Prompt:
Retype every line from the start of the data down to and including the line with "angles = np.arange(0, 360, 5)". Skip the pictures.

Recorded data:
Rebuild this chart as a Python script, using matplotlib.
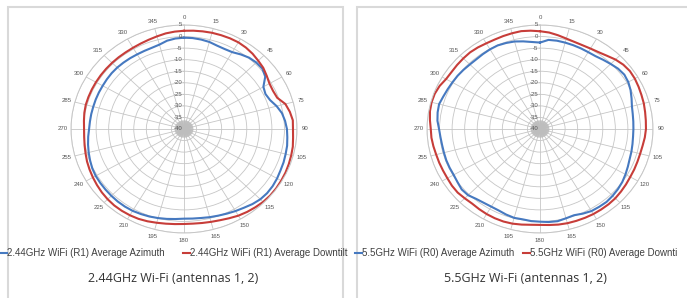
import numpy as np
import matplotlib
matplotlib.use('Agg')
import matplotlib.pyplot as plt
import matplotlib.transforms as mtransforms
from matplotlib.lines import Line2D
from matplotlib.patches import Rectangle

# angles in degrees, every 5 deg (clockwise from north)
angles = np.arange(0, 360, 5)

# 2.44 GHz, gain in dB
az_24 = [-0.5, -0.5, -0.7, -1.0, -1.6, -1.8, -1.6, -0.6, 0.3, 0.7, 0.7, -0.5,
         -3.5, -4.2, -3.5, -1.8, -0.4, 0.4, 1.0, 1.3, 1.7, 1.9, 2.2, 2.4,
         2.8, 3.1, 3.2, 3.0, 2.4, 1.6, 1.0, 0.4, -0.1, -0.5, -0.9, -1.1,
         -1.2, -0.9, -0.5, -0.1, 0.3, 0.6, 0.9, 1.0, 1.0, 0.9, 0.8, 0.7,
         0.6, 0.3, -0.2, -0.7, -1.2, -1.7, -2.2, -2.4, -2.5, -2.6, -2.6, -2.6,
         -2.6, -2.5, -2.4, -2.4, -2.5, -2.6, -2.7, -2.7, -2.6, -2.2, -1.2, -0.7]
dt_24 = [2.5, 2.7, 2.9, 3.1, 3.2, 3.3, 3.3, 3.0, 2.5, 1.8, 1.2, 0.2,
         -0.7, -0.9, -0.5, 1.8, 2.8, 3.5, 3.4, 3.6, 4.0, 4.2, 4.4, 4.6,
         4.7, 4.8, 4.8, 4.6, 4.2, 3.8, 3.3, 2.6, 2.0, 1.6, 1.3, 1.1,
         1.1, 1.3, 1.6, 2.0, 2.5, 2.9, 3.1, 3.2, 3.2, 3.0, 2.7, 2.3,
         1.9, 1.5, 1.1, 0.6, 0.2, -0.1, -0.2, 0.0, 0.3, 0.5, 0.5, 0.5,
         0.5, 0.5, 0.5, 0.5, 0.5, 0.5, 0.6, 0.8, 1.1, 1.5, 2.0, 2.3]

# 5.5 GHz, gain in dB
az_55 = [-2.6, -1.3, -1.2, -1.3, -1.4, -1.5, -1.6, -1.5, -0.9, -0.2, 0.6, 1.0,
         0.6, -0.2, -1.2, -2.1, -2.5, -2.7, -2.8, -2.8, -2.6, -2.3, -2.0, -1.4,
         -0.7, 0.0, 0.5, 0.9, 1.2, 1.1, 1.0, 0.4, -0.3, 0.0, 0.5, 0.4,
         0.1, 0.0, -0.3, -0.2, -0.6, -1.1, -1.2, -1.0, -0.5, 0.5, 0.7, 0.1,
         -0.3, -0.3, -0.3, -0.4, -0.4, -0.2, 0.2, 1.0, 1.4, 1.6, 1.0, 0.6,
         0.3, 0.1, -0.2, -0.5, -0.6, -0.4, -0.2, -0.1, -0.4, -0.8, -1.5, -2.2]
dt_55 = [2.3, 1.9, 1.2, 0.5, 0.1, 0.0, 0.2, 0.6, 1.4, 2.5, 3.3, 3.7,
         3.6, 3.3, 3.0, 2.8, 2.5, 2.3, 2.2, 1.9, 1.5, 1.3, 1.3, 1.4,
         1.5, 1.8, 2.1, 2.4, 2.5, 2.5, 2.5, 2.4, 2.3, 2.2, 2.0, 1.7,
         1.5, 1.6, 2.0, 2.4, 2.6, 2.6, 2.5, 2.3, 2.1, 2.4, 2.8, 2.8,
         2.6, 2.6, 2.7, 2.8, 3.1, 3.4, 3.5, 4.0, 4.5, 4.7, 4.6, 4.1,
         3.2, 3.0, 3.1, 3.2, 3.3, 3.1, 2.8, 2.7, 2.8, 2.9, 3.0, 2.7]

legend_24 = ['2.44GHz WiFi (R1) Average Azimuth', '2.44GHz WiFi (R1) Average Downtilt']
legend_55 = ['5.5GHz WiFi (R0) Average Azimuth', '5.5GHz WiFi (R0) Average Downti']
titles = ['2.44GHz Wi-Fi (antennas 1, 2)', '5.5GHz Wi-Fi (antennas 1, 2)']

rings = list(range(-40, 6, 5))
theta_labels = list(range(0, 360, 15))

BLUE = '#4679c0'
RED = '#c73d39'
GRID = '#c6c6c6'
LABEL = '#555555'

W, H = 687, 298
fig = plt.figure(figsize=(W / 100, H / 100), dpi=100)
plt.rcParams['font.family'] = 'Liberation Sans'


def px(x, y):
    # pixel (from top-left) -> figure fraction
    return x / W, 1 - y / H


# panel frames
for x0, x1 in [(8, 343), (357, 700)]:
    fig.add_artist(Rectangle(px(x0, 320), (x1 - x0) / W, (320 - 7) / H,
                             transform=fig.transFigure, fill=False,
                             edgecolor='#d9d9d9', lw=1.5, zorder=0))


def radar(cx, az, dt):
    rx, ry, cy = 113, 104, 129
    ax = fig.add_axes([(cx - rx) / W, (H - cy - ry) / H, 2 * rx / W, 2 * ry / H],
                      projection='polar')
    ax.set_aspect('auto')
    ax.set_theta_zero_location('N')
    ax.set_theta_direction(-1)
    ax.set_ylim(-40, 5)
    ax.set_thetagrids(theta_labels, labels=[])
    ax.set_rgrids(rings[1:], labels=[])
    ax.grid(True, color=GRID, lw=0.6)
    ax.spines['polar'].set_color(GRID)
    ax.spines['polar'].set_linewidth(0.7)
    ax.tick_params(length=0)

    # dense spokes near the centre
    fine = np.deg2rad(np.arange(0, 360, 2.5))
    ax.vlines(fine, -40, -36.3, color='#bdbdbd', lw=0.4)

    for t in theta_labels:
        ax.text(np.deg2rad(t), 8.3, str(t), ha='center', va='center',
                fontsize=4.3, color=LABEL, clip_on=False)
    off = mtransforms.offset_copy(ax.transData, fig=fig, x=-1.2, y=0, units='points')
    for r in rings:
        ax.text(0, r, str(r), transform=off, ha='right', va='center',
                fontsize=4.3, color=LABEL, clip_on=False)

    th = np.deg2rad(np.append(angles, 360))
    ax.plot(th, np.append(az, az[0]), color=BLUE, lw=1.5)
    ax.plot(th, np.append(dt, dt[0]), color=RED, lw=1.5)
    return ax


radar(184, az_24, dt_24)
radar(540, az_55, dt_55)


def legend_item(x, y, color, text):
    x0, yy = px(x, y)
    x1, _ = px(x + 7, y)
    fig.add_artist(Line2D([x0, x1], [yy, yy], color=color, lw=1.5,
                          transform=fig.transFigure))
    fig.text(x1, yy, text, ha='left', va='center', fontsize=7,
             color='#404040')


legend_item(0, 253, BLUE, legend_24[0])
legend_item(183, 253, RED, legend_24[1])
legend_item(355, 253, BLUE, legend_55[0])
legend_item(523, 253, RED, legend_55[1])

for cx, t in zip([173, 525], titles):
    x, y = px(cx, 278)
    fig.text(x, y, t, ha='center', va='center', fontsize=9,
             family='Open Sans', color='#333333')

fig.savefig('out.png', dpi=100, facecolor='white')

Finished exercise:
Rebuild this chart as a Python script, using matplotlib.
import numpy as np
import matplotlib
matplotlib.use('Agg')
import matplotlib.pyplot as plt
import matplotlib.transforms as mtransforms
from matplotlib.lines import Line2D
from matplotlib.patches import Rectangle

# angles in degrees, every 5 deg (clockwise from north)
angles = np.arange(0, 360, 5)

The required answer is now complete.